広大な世界という点では、本作は将来的にかつてないほどに巨大なゲームになることが期待されている。開発元のJohn Smedley氏のコメントによれば「Planet Side 2の少なくとも32倍以上」、他の発言も調べてみると最終的には128km×128km程度にになるというコメントも見つかる。昨年末にUbisoftから発売されたオープンワールドのレースゲーム「The Crew」よりもさらに大きい。また、ゲームエンジンはMMOFPSのPlanet Side 2と同じものを使用しており、その実績から1サーバーで2,000人以上のプレーヤーを収容することも可能とされている。
クラフトシステムも、現時点で武器や各種の道具から木の家、鉄製の要塞といったものが用意されており、種類は限られるが農地の作成も可能だ。
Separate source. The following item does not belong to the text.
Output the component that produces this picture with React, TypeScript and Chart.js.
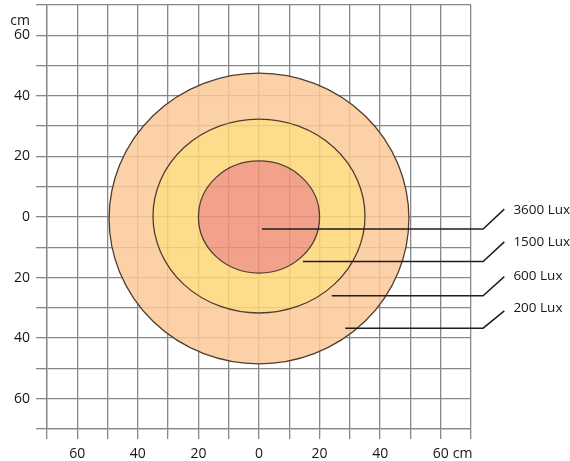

金属片と木の棒を合わせて手斧を作り、木を切って材木を得、木の板を削りだして釘を合わせて家を建てる。野生動物を狩り、焚き火で肉を焼き、汚水を浄化して飢えと乾きを癒す。危険な町中で集めた物資を、隠れ家の収納箱に集め、より確実に生存していける環境を整える。
こういった仕様をもつ「H1Z1」の世界は、数時間、数日をかけて自分の生存環境を作り上げていくという、ゾンビアポカリプス・サバイバルゲームのキモとなる要素がひととおり備わっているように見える。確かに理想としてはそのとおりだ。
しかしいまのところ、世界は8×8km程度の広さしかないし、1サーバーの収容人数は200人程度(それでも『DayZ』の4倍だが)でしかない。建物に関しても、ログイン直後に設置物をすり抜けられてしまう不具合のため隠れ家の防備をいくら固めても意味が無かったり、そもそも作れる家の形が最初から決まっていて工夫のしようがないなど、様々な点で本作は未完成だ。
未完成だからこそ早期アクセスという形での公開となっているわけだが、しかしそれでも30~50時間は新鮮な気持ちで遊べてしまうほどのボリュームと体験の質はある。
手ぶらで生まれて、布切れと木の枝で手製の弓を作り、数十分ほど探索。銃を持ったフル装備のプレーヤーの背後に忍び寄り、渾身のヘッドショット1発で殺害、装備を全部いただく。若干の罪悪感を感じつつ資材集めに出かけると、見知らぬプレーヤー集団と遭遇。話しかけようとした矢先、突発的に始まる銃撃戦。慌てて隠れるも、被弾して出血が止まらない。銃声を聞きつけて、また別のプレーヤーも集まってくる。急いで包帯を巻く。味方なのか? それともひとまず逃げるべきか? 負ければすべてを失うというスリルに手が震え、脳髄は痺れる。
たとえいまだにバグが多くとも、アイテムの配置や再出現の仕様が不安定でも、建物が期待どおりに財産を守ってくれなくても、この緊張感は味わえる。そして本作では、ほぼ週に2回のハイペースでアップデートが行なわれており、日を追うごとにどんどん快適に遊べる状態になってきているのだ。
さらに2月15日には、それまでのユーザーフィードバックをもとに、今後3カ月の開発ロードマップが発表されることになっている。ゲームの完成は1年後か、ひょっとすれば2年後になるかもわからないが、現時点で得られる面白さが将来的にはもっともっと広がると思わせてくれるからこそ、毎日数万人のプレーヤーが本作をプレイし続けているのだろう。